Corporate Tax Cuts and the Economy

Alexander Ljungqvist

This finding suggests that corporate tax cuts, when used counter-cyclically, can be an effective policy tool if government desires to stimulate employment and income during economic downturns.

The new Congress is sure to take up the eternal question of reforming the tax code, and just as surely there will be debate about whether cutting corporate taxes will help stimulate employment and boost income. Here’s a critical fact uncovered by NYU Stern Professor Alexander Ljungqvist that could inform that debate: over a period of 40 years up to 2010, a decrease in corporate income tax rates at the state level did not increase employment or incomes.

In “To Cut or Not to Cut?
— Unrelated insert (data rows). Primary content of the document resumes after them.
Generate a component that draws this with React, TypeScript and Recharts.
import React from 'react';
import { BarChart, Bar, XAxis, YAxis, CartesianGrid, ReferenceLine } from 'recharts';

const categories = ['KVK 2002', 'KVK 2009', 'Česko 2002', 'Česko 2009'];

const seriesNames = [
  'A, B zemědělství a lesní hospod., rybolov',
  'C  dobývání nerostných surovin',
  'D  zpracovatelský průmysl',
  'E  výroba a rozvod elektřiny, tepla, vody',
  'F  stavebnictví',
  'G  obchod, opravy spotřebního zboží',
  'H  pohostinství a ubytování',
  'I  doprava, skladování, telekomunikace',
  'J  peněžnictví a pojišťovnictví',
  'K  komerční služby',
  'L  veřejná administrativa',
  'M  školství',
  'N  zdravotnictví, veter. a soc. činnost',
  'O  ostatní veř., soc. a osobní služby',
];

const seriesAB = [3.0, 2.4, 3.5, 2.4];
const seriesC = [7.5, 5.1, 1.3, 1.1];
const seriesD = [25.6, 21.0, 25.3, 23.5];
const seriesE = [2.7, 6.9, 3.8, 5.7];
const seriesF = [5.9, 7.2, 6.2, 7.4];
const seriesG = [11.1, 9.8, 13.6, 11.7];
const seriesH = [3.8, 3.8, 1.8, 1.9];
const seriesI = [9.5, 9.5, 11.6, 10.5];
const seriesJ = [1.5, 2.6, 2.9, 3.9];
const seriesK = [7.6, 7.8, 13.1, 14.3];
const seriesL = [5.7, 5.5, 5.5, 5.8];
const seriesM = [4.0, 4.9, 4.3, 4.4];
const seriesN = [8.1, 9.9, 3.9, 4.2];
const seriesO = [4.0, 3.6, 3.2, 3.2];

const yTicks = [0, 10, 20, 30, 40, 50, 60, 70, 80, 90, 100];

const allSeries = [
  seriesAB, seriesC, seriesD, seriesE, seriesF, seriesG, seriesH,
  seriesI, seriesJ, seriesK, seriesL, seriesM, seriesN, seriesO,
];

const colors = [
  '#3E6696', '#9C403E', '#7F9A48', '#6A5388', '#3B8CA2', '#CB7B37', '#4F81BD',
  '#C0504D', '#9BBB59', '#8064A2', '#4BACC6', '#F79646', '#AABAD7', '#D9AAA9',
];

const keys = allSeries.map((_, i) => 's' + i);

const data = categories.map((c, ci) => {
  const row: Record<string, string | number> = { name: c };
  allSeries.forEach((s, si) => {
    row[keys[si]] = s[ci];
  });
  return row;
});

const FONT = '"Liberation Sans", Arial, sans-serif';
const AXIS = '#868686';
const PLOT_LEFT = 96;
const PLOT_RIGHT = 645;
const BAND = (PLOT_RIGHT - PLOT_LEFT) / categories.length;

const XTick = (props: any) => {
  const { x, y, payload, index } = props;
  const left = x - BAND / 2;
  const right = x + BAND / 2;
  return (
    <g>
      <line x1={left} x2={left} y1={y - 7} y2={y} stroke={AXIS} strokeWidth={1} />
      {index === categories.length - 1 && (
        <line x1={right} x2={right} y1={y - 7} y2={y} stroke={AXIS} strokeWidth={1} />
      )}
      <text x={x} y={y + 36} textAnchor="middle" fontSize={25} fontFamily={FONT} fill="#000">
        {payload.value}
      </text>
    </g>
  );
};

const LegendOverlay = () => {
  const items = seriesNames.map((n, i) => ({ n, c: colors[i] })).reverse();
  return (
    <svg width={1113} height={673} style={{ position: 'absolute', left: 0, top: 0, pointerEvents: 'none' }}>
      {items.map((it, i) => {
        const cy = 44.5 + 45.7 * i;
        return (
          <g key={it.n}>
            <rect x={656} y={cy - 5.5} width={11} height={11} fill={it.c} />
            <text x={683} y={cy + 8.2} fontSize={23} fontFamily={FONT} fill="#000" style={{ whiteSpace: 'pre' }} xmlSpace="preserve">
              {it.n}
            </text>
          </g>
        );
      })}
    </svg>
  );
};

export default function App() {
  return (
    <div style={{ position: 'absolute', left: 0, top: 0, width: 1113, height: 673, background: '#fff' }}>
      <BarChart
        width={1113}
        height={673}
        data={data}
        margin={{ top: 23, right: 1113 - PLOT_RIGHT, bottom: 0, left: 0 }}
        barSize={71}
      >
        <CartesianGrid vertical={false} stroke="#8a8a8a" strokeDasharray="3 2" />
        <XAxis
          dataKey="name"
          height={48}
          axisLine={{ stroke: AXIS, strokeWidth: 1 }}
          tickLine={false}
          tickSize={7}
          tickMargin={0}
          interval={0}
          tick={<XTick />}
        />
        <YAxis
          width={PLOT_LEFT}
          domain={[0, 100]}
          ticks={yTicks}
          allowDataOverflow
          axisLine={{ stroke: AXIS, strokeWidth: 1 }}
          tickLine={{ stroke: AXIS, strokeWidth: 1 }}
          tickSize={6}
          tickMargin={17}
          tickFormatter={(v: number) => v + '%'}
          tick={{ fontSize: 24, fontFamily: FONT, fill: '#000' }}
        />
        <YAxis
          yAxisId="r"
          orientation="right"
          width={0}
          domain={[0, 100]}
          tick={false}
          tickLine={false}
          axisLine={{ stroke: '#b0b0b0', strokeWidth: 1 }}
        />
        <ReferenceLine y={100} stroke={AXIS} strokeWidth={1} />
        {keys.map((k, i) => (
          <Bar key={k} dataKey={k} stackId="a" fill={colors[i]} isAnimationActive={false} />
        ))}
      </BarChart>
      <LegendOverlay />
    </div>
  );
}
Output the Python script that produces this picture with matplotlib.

On the Impact of Corporate Taxes on Employment and Income,” Professor Ljungqvist, the Ira Rennert Professor of Finance and Entrepreneurship, and PhD candidate Michael Smolyansky measured the sensitivity of jobs and income to changes in corporate tax rates by analyzing state data that included 140 tax increases and 139 tax cuts affecting 45 states, including Washington, DC.

They found that higher tax rates hurts employment and income: an increase of 1 percentage point in the top marginal corporate income tax rate reduced employment by between 0.3 percent and 0.5 percent and reduced income by between 0.3 percent and 0.6 percent.

Significantly, however, lower rates did not boost either employment or income, with one exception: a cut in corporate tax rates during a recession led to sizeable increases in both employment and income.

Says Professor Ljungqvist, “This finding suggests that corporate tax cuts, when used counter-cyclically, can be an effective policy tool if government desires to stimulate employment and income during economic downturns.